:: BRIEF ::
Transcribe the data in full and exactly, omitting any pictures.
-- Start DATA SHOWN --
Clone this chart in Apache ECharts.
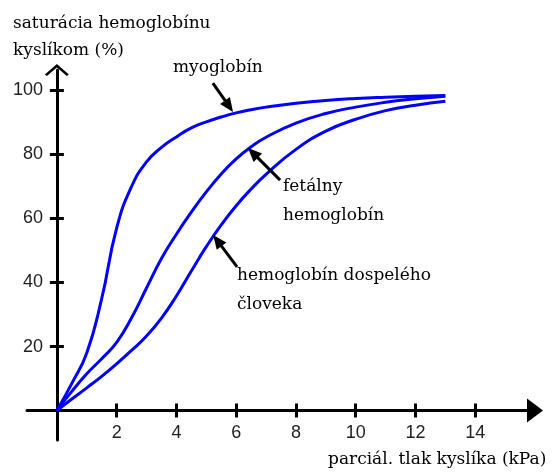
<!DOCTYPE html>
<html>
<head>
<meta charset="utf-8">
<script src="https://cdn.jsdelivr.net/npm/echarts@6/dist/echarts.min.js"></script>
<style>
html, body { margin: 0; padding: 0; background: #fff; }
#chart { width: 558px; height: 475px; }
</style>
</head>
<body>
<div id="chart"></div>
<script>
// parciálny tlak kyslíka (kPa)
var pressure  = [0, 0.5, 1, 1.5, 2, 2.5, 3, 3.5, 4, 4.5, 5, 5.5, 6, 6.5, 7, 8, 9, 10, 11, 12, 13];
// saturácia (%)
var myoglobin = [0, 8.5, 18, 35, 57, 70, 77.7, 82.2, 85.5, 88.3, 90.2, 91.7, 93, 94, 94.8, 96, 96.9, 97.5, 97.9, 98.2, 98.4];
var fetal     = [0, 6, 11.5, 16.2, 21.3, 29, 38.3, 47.5, 55.1, 62, 68.3, 73.9, 78.6, 82.4, 85.4, 89.8, 92.8, 94.8, 96.3, 97.4, 98.2];
var adult     = [0, 3.6, 7.1, 10.7, 14.6, 18.8, 23.3, 28.9, 35.8, 43.6, 51.2, 58, 64, 69.2, 73.8, 81.6, 87.3, 91, 93.7, 95.4, 96.6];

var xTicks = [2, 4, 6, 8, 10, 12, 14];
var yTicks = [20, 40, 60, 80, 100];

// popisky so šípkami: [chvost, hrot]
var pointers = [
    [[5.22, 102.3], [5.76, 95.1]],
    [[7.47, 72.0], [6.56, 80.5]],
    [[6.03, 44.9], [5.37, 53.1]]
];

var chart = echarts.init(document.getElementById('chart'));

var serif = 'DejaVu Serif';
var tickStyle = { color: '#000', width: 3 };
var numLabel = { fontSize: 18, fontFamily: 'Liberation Sans', color: '#222' };

function pairs(ys) {
    return pressure.map(function (p, i) { return [p, ys[i]]; });
}

function curve(name, ys, extra) {
    var s = {
        name: name,
        type: 'line',
        xAxisIndex: 0,
        yAxisIndex: 0,
        data: pairs(ys),
        smooth: 0.5,
        showSymbol: false,
        lineStyle: { color: '#0000ff', width: 3 },
        emphasis: { disabled: true },
        silent: true
    };
    return Object.assign(s, extra || {});
}

function text(str, x, y) {
    return {
        type: 'text',
        x: x,
        y: y,
        style: { text: str, font: '17px "' + serif + '"', fill: '#000', verticalAlign: 'middle' }
    };
}

var option = {
    animation: false,
    grid: { left: 27, right: 23, top: 70, bottom: 35, outerBoundsMode: 'none' },
    xAxis: [{
        type: 'value', min: -1, max: 16, position: 'bottom',
        axisLine: { onZero: true, lineStyle: { color: '#000', width: 3 },
            symbol: ['none', 'triangle'], symbolSize: [24, 16] },
        axisTick: { customValues: xTicks, length: 7, lineStyle: tickStyle },
        axisLabel: Object.assign({ customValues: xTicks, margin: -15.5 }, numLabel),
        splitLine: { show: false }
    }, {
        type: 'value', min: -1, max: 16, position: 'top',
        axisLine: { onZero: true, lineStyle: { opacity: 0 } },
        axisTick: { customValues: xTicks, length: 7, lineStyle: tickStyle },
        axisLabel: { show: false },
        splitLine: { show: false }
    }],
    yAxis: [{
        type: 'value', min: -9.2, max: 106.4, position: 'left',
        axisLine: { onZero: true, lineStyle: { color: '#000', width: 3 },
            symbol: ['none', 'path://M0,10.5 L12,0 L24,10.5 L22,12 L12,3.5 L2,12 Z'], symbolSize: [24, 12] },
        axisTick: { customValues: yTicks, length: 7, lineStyle: tickStyle },
        axisLabel: Object.assign({ customValues: yTicks, margin: -16 }, numLabel),
        splitLine: { show: false }
    }, {
        type: 'value', min: -9.2, max: 106.4, position: 'right',
        axisLine: { onZero: true, lineStyle: { opacity: 0 } },
        axisTick: { customValues: yTicks, length: 7, lineStyle: tickStyle },
        axisLabel: { show: false },
        splitLine: { show: false }
    }],
    series: [
        curve('myoglobín', myoglobin, {
            markLine: {
                silent: true,
                symbol: ['none', 'triangle'],
                symbolSize: [12, 14],
                lineStyle: { color: '#000', width: 3, type: 'solid' },
                label: { show: false },
                emphasis: { disabled: true },
                data: pointers.map(function (p) {
                    return [{ coord: p[0] }, { coord: p[1] }];
                })
            }
        }),
        curve('fetálny hemoglobín', fetal),
        curve('hemoglobín dospelého človeka', adult)
    ],
    graphic: [
        text('saturácia hemoglobínu', 13, 24),
        text('kyslíkom (%)', 13, 50.5),
        text('myoglobín', 173, 68),
        text('fetálny', 283, 187),
        text('hemoglobín', 283, 216),
        text('hemoglobín dospelého', 237, 276),
        text('človeka', 237, 305),
        text('parciál. tlak kyslíka (kPa)', 328, 460)
    ]
};

chart.setOption(option);
</script>
</body>
</html>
-- End DATA SHOWN --
:: TASK RESULT ::
Clone this chart in Apache ECharts.
<!DOCTYPE html>
<html>
<head>
<meta charset="utf-8">
<script src="https://cdn.jsdelivr.net/npm/echarts@6/dist/echarts.min.js"></script>
<style>
html, body { margin: 0; padding: 0; background: #fff; }
#chart { width: 558px; height: 475px; }
</style>
</head>
<body>
<div id="chart"></div>
<script>
// parciálny tlak kyslíka (kPa)
var pressure  = [0, 0.5, 1, 1.5, 2, 2.5, 3, 3.5, 4, 4.5, 5, 5.5, 6, 6.5, 7, 8, 9, 10, 11, 12, 13];
// saturácia (%)
var myoglobin = [0, 8.5, 18, 35, 57, 70, 77.7, 82.2, 85.5, 88.3, 90.2, 91.7, 93, 94, 94.8, 96, 96.9, 97.5, 97.9, 98.2, 98.4];
var fetal     = [0, 6, 11.5, 16.2, 21.3, 29, 38.3, 47.5, 55.1, 62, 68.3, 73.9, 78.6, 82.4, 85.4, 89.8, 92.8, 94.8, 96.3, 97.4, 98.2];
var adult     = [0, 3.6, 7.1, 10.7, 14.6, 18.8, 23.3, 28.9, 35.8, 43.6, 51.2, 58, 64, 69.2, 73.8, 81.6, 87.3, 91, 93.7, 95.4, 96.6];

var xTicks = [2, 4, 6, 8, 10, 12, 14];
var yTicks = [20, 40, 60, 80, 100];

// popisky so šípkami: [chvost, hrot]
var pointers = [
    [[5.22, 102.3], [5.76, 95.1]],
    [[7.47, 72.0], [6.56, 80.5]],
    [[6.03, 44.9], [5.37, 53.1]]
];

var chart = echarts.init(document.getElementById('chart'));

var serif = 'DejaVu Serif';
var tickStyle = { color: '#000', width: 3 };
var numLabel = { fontSize: 18, fontFamily: 'Liberation Sans', color: '#222' };

function pairs(ys) {
    return pressure.map(function (p, i) { return [p, ys[i]]; });
}

function curve(name, ys, extra) {
    var s = {
        name: name,
        type: 'line',
        xAxisIndex: 0,
        yAxisIndex: 0,
        data: pairs(ys),
        smooth: 0.5,
        showSymbol: false,
        lineStyle: { color: '#0000ff', width: 3 },
        emphasis: { disabled: true },
        silent: true
    };
    return Object.assign(s, extra || {});
}

function text(str, x, y) {
    return {
        type: 'text',
        x: x,
        y: y,
        style: { text: str, font: '17px "' + serif + '"', fill: '#000', verticalAlign: 'middle' }
    };
}

var option = {
    animation: false,
    grid: { left: 27, right: 23, top: 70, bottom: 35, outerBoundsMode: 'none' },
    xAxis: [{
        type: 'value', min: -1, max: 16, position: 'bottom',
        axisLine: { onZero: true, lineStyle: { color: '#000', width: 3 },
            symbol: ['none', 'triangle'], symbolSize: [24, 16] },
        axisTick: { customValues: xTicks, length: 7, lineStyle: tickStyle },
        axisLabel: Object.assign({ customValues: xTicks, margin: -15.5 }, numLabel),
        splitLine: { show: false }
    }, {
        type: 'value', min: -1, max: 16, position: 'top',
        axisLine: { onZero: true, lineStyle: { opacity: 0 } },
        axisTick: { customValues: xTicks, length: 7, lineStyle: tickStyle },
        axisLabel: { show: false },
        splitLine: { show: false }
    }],
    yAxis: [{
        type: 'value', min: -9.2, max: 106.4, position: 'left',
        axisLine: { onZero: true, lineStyle: { color: '#000', width: 3 },
            symbol: ['none', 'path://M0,10.5 L12,0 L24,10.5 L22,12 L12,3.5 L2,12 Z'], symbolSize: [24, 12] },
        axisTick: { customValues: yTicks, length: 7, lineStyle: tickStyle },
        axisLabel: Object.assign({ customValues: yTicks, margin: -16 }, numLabel),
        splitLine: { show: false }
    }, {
        type: 'value', min: -9.2, max: 106.4, position: 'right',
        axisLine: { onZero: true, lineStyle: { opacity: 0 } },
        axisTick: { customValues: yTicks, length: 7, lineStyle: tickStyle },
        axisLabel: { show: false },
        splitLine: { show: false }
    }],
    series: [
        curve('myoglobín', myoglobin, {
            markLine: {
                silent: true,
                symbol: ['none', 'triangle'],
                symbolSize: [12, 14],
                lineStyle: { color: '#000', width: 3, type: 'solid' },
                label: { show: false },
                emphasis: { disabled: true },
                data: pointers.map(function (p) {
                    return [{ coord: p[0] }, { coord: p[1] }];
                })
            }
        }),
        curve('fetálny hemoglobín', fetal),
        curve('hemoglobín dospelého človeka', adult)
    ],
    graphic: [
        text('saturácia hemoglobínu', 13, 24),
        text('kyslíkom (%)', 13, 50.5),
        text('myoglobín', 173, 68),
        text('fetálny', 283, 187),
        text('hemoglobín', 283, 216),
        text('hemoglobín dospelého', 237, 276),
        text('človeka', 237, 305),
        text('parciál. tlak kyslíka (kPa)', 328, 460)
    ]
};

chart.setOption(option);
</script>
</body>
</html>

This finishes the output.